Son intention, affichée clairement depuis mars, est d’enrichir ces messageries… et de les crypter de bout en bout (aujourd’hui c’est une option pour les simples messages entre comptes Whatsapp). Autrement dit : seuls l’émetteur et le récepteur pourraient voir le message. Et encore, uniquement sur certains terminaux, pour une période prédéterminée.

Conséquences désastreuses sur le cyber-harcèlement

Finito le (peu de) contrôle social. Finito la modération manuelle de Facebook, incohérente et inadaptée à la taille du réseau de toute façon. Et même finito la détection automatique des messages d’intimidation et de harcèlement, déjà estimée par Facebook (!) à un très faible score de 16% (contre 99,5% des contenus liés au terrorisme et 98,5% des faux comptes).

Les dés ne sont pas encore jetés. Certains pays, dont celui dirigé par le Twittos le plus célèbre, ont demandé à Facebook de faire demi-tour, « pour des raisons de sécurité publique ». Mais le leader incontesté des réseaux sociaux résiste, en assurant qu’il est désormais capable de détecter des prédateurs sexuels, par exemple, sans forcément « scanner » le contenu de leurs messages, grâce à des « signaux faibles » comme la fréquence des conversations, un écart d’âge trop important entre deux utilisateurs ou une photo de profil « suspecte ».

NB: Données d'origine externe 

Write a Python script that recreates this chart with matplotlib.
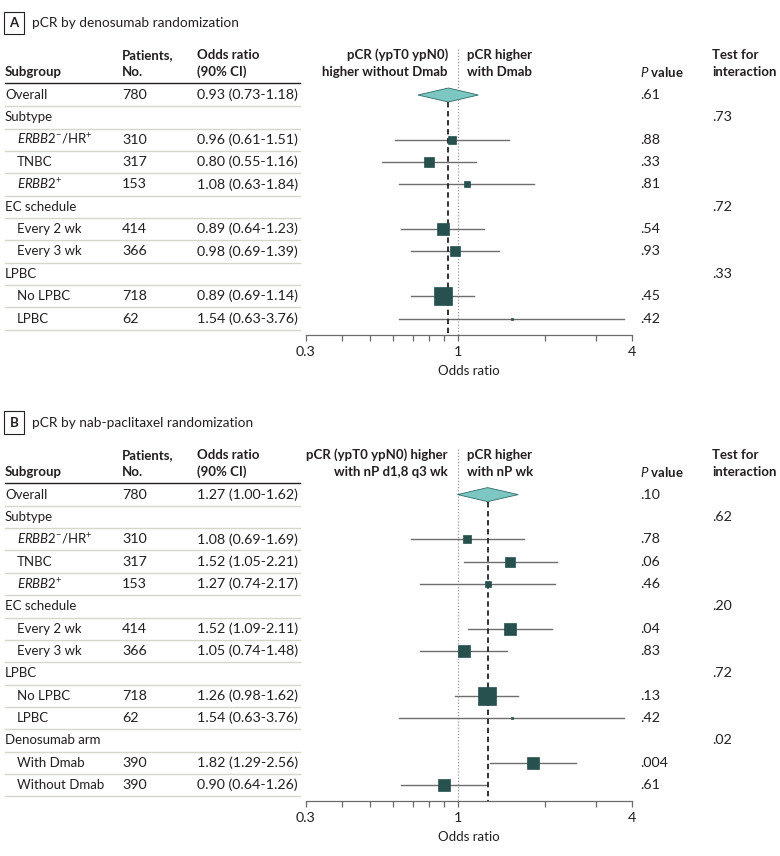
import numpy as np
import matplotlib
matplotlib.use('Agg')
import matplotlib.pyplot as plt
from matplotlib import transforms

plt.rcParams['font.family'] = ['Lato', 'DejaVu Sans']
plt.rcParams['mathtext.fontset'] = 'custom'
plt.rcParams['mathtext.rm'] = 'Lato'
plt.rcParams['mathtext.it'] = 'Lato:italic'
plt.rcParams['mathtext.bf'] = 'Lato:bold'

# Panel A: pCR by denosumab randomization
labels_a = ['Overall', 'Subtype', r'$\mathit{ERBB2}^{-}$/HR$^{+}$', 'TNBC', r'$\mathit{ERBB2}^{+}$',
            'EC schedule', 'Every 2 wk', 'Every 3 wk', 'LPBC', 'No LPBC', 'LPBC']
level_a = [0, 0, 1, 1, 1, 0, 1, 1, 0, 1, 1]
n_a = [780, None, 310, 317, 153, None, 414, 366, None, 718, 62]
or_a = [0.93, None, 0.96, 0.80, 1.08, None, 0.89, 0.98, None, 0.89, 1.54]
lo_a = [0.73, None, 0.61, 0.55, 0.63, None, 0.64, 0.69, None, 0.69, 0.63]
hi_a = [1.18, None, 1.51, 1.16, 1.84, None, 1.23, 1.39, None, 1.14, 3.76]
p_a = ['.61', '', '.88', '.33', '.81', '', '.54', '.93', '', '.45', '.42']
pint_a = ['', '.73', '', '', '', '.72', '', '', '.33', '', '']

# Panel B: pCR by nab-paclitaxel randomization
labels_b = ['Overall', 'Subtype', r'$\mathit{ERBB2}^{-}$/HR$^{+}$', 'TNBC', r'$\mathit{ERBB2}^{+}$',
            'EC schedule', 'Every 2 wk', 'Every 3 wk', 'LPBC', 'No LPBC', 'LPBC',
            'Denosumab arm', 'With Dmab', 'Without Dmab']
level_b = [0, 0, 1, 1, 1, 0, 1, 1, 0, 1, 1, 0, 1, 1]
n_b = [780, None, 310, 317, 153, None, 414, 366, None, 718, 62, None, 390, 390]
or_b = [1.27, None, 1.08, 1.52, 1.27, None, 1.52, 1.05, None, 1.26, 1.54, None, 1.82, 0.90]
lo_b = [1.00, None, 0.69, 1.05, 0.74, None, 1.09, 0.74, None, 0.98, 0.63, None, 1.29, 0.64]
hi_b = [1.62, None, 1.69, 2.21, 2.17, None, 2.11, 1.48, None, 1.62, 3.76, None, 2.56, 1.26]
p_b = ['.10', '', '.78', '.06', '.46', '', '.04', '.83', '', '.13', '.42', '', '.004', '.61']
pint_b = ['', '.62', '', '', '', '.20', '', '', '.72', '', '', '.02', '', '']

W, H = 780, 856
S = 22.35
FS = 9.5     # words
FN = 10.3    # numbers (reference numerals run wide)
TXT = '#231f20'
SQ = '#27514f'
fig = plt.figure(figsize=(W / 100, H / 100), dpi=100)


def draw_panel(letter, title, top, labels, level, n, orr, lo, hi, pv, pint, left_txt, right_txt):
    nrows = len(labels)
    axis_px = top + (nrows - 1 + 0.72) * S
    head_px = top - 50
    ax = fig.add_axes([306 / W, 1 - axis_px / H, 326 / W, (axis_px - head_px) / H])
    ax.set_xscale('log')
    ybot = (axis_px - top) / S
    ax.set_ylim(ybot, (head_px - top) / S)
    tr = transforms.blended_transform_factory(fig.transFigure, ax.transData)
    d = lambda px: (px - top) / S

    # title
    fig.text(14 / W, 1 - (top - 72) / H, letter, fontsize=FS, fontweight='bold', color=TXT,
             ha='center', va='center',
             bbox=dict(boxstyle='square,pad=0.4', fc='white', ec=TXT, lw=0.8))
    fig.text(32 / W, 1 - (top - 72) / H, title, fontsize=9.8, color=TXT, va='center')

    # headers
    h1, h2 = d(top - 40), d(top - 23)
    kw = dict(transform=tr, fontsize=FS, fontweight='bold', color=TXT, va='center')
    ax.text(5 / W, h2, 'Subgroup', **kw)
    ax.text(122 / W, h1, 'Patients,', **kw)
    ax.text(122 / W, h2, 'No.', **kw)
    ax.text(197 / W, h1, 'Odds ratio', **kw)
    ax.text(197 / W, h2, '(90% CI)', **kw)
    ax.text(448 / W, h1, left_txt[0], ha='right', **kw)
    ax.text(448 / W, h2, left_txt[1], ha='right', **kw)
    ax.text(467 / W, h1, right_txt[0], **kw)
    ax.text(467 / W, h2, right_txt[1], **kw)
    ax.text(640 / W, h2, r'$\mathit{P}$ value', **kw)
    ax.text(712 / W, h1, 'Test for', **kw)
    ax.text(712 / W, h2, 'interaction', **kw)
    ax.plot([5 / W, 300 / W], [d(top - 12)] * 2, transform=tr, color=TXT, lw=1.0, clip_on=False)

    kw = dict(transform=tr, color=TXT, va='center')
    for i in range(nrows):
        ax.text((5 if level[i] == 0 else 17) / W, i, labels[i], fontsize=FS, **kw)
        if n[i] is not None:
            ax.text(122 / W, i, str(n[i]), fontsize=FN, **kw)
            ax.text(197 / W, i, f'{orr[i]:.2f} ({lo[i]:.2f}-{hi[i]:.2f})', fontsize=FN, **kw)
        ax.text(640 / W, i, pv[i], fontsize=FN, **kw)
        ax.text(712 / W, i, pint[i], fontsize=FN, **kw)
        ax.plot([5 / W, 300 / W], [i + 0.5] * 2, transform=tr, color='#d6d6cb', lw=1.0, clip_on=False)

    # reference line at 1 and overall estimate
    ax.plot([1, 1], [d(top - 46), ybot], color='#9a9a9a', ls=(0, (1, 1.5)), lw=0.9)
    hh = 7 / S
    ax.fill([lo[0], orr[0], hi[0], orr[0]], [0, -hh, 0, hh], fc='#7cc7c2', ec='#2f6b68', lw=0.6, zorder=4)
    ax.plot([orr[0], orr[0]], [hh, ybot], color='#222222', ls=(0, (3, 2)), lw=1.3, zorder=3)

    for i in range(1, nrows):
        if orr[i] is None:
            continue
        ax.plot([lo[i], hi[i]], [i, i], color='#6e6e6e', lw=1.0, zorder=2)
        se = (np.log(hi[i]) - np.log(lo[i])) / (2 * 1.645)
        side = 1.07 * (1 / se ** 2) ** 0.75
        ax.plot(orr[i], i, marker='s', ms=side * 0.72, color=SQ, mec=SQ, mew=0.5, zorder=5)

    ax.set_xlim(0.3, 4)
    ax.set_xticks([0.3, 1, 4])
    ax.set_xticklabels(['0.3', '1', '4'])
    ax.set_xticks([0.4, 0.5, 0.6, 0.7, 0.8, 0.9, 2, 3], minor=True)
    ax.xaxis.set_minor_formatter(plt.NullFormatter())
    ax.tick_params(axis='x', which='both', length=4, width=0.9, color='#6b6b6b',
                   labelsize=FN, labelcolor=TXT, pad=4)
    ax.set_yticks([])
    for sp in ['left', 'right', 'top']:
        ax.spines[sp].set_visible(False)
    ax.spines['bottom'].set_color('#6b6b6b')
    ax.spines['bottom'].set_linewidth(0.9)
    ax.set_xlabel('Odds ratio', fontsize=FS, color=TXT, labelpad=5)
    ax.patch.set_alpha(0)


draw_panel('A', 'pCR by denosumab randomization', 95, labels_a, level_a, n_a, or_a, lo_a, hi_a,
           p_a, pint_a, ('pCR (ypT0 ypN0)', 'higher without Dmab'), ('pCR higher', 'with Dmab'))
draw_panel('B', 'pCR by nab-paclitaxel randomization', 494.6, labels_b, level_b, n_b, or_b, lo_b, hi_b,
           p_b, pint_b, ('pCR (ypT0 ypN0) higher', 'with nP d1,8 q3 wk'), ('pCR higher', 'with nP wk'))

fig.savefig('out.png', dpi=100)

Des signaux aussi faibles que flous ? Aucun « détail » n’a été rendu public à ce stade. Circulez, il n’y a(ura) rien à voir…

Sortir de l’impasse

« Les yeux rouges », Myriam Leroy

On le comprend bien, notamment en écoutant le témoignage de femmes journalistes harcelées en ligne, ou en lisant « Les yeux rouges », de Myriam Leroy : actuellement, les victimes se sentent seules.

Seules face à leurs collègues journalistes, majoritairement des hommes.
Seules face aux éditeurs de presse qui les emploient ou font appel à leurs services, majoritairement des hommes.
Seules face à la police, qui ne saisit pas souvent le cercle vicieux « femme+notoriété », majoritairement des hommes.
Seules, aussi, face à la justice, et à son rythme tellement éloigné du temps réel des réseaux sociaux. Beaucoup de journalistes harcelées hésitent d’ailleurs à porter plainte, pour éviter l’effet Streisand en attendant l’hypothétique procès.

Elles sont dans une impasse, et nous avec elles parce qu’elles finissent par quitter les réseaux sociaux ou par s’y faire très/trop discrètes, dans un état de santé parfois déplorable…

Formons-nous !

Nous sommes tou.te.s dans une impasse. Et je n’ai pas de solution-miracle pour en sortir. Mais j’ai une intuition : j’ai constaté les acteurs/trices absolument indispensables dans la lutte contre le harcèlement des femmes journalistes (journalistes hommes, responsables des médias, politiques, police, justice…) maîtrisent mal les réseaux sociaux, leurs fonctionnalités, leurs architectures, leurs valeurs, leurs failles, leurs modèles économiques, leurs ressources… La plupart ne voient donc pas ce qui relève de leurs responsabilités.

Leur méconnaissance les aveugle. Exactement comme la mienne (et la vôtre ?) par rapport aux dimensions politiques, judiciaires, policières, psychologiques et même médiatiques du fléau. Sans parler de la question du genre, qui me touche beaucoup mais que je maîtrise encore mal.

Ecouter les femmes journalistes victimes de cyber-harcèlement ne suffira pas. Leur donner la parole dans les médias non plus. Pas plus que les former, elles et uniquement elles, à des outils qui ne pourront jamais être parfaitement safe.

Mais nous sommes bientôt en 2020. Nous devrions être capables de nous former tou.te.s… et de former un réseau d’expert.e.s techniques, psychologiques, juridiques, économiques, politiques et médiatiques pour sensibiliser et passer à l’action. Notre crédibilité individuelle et collective en dépend.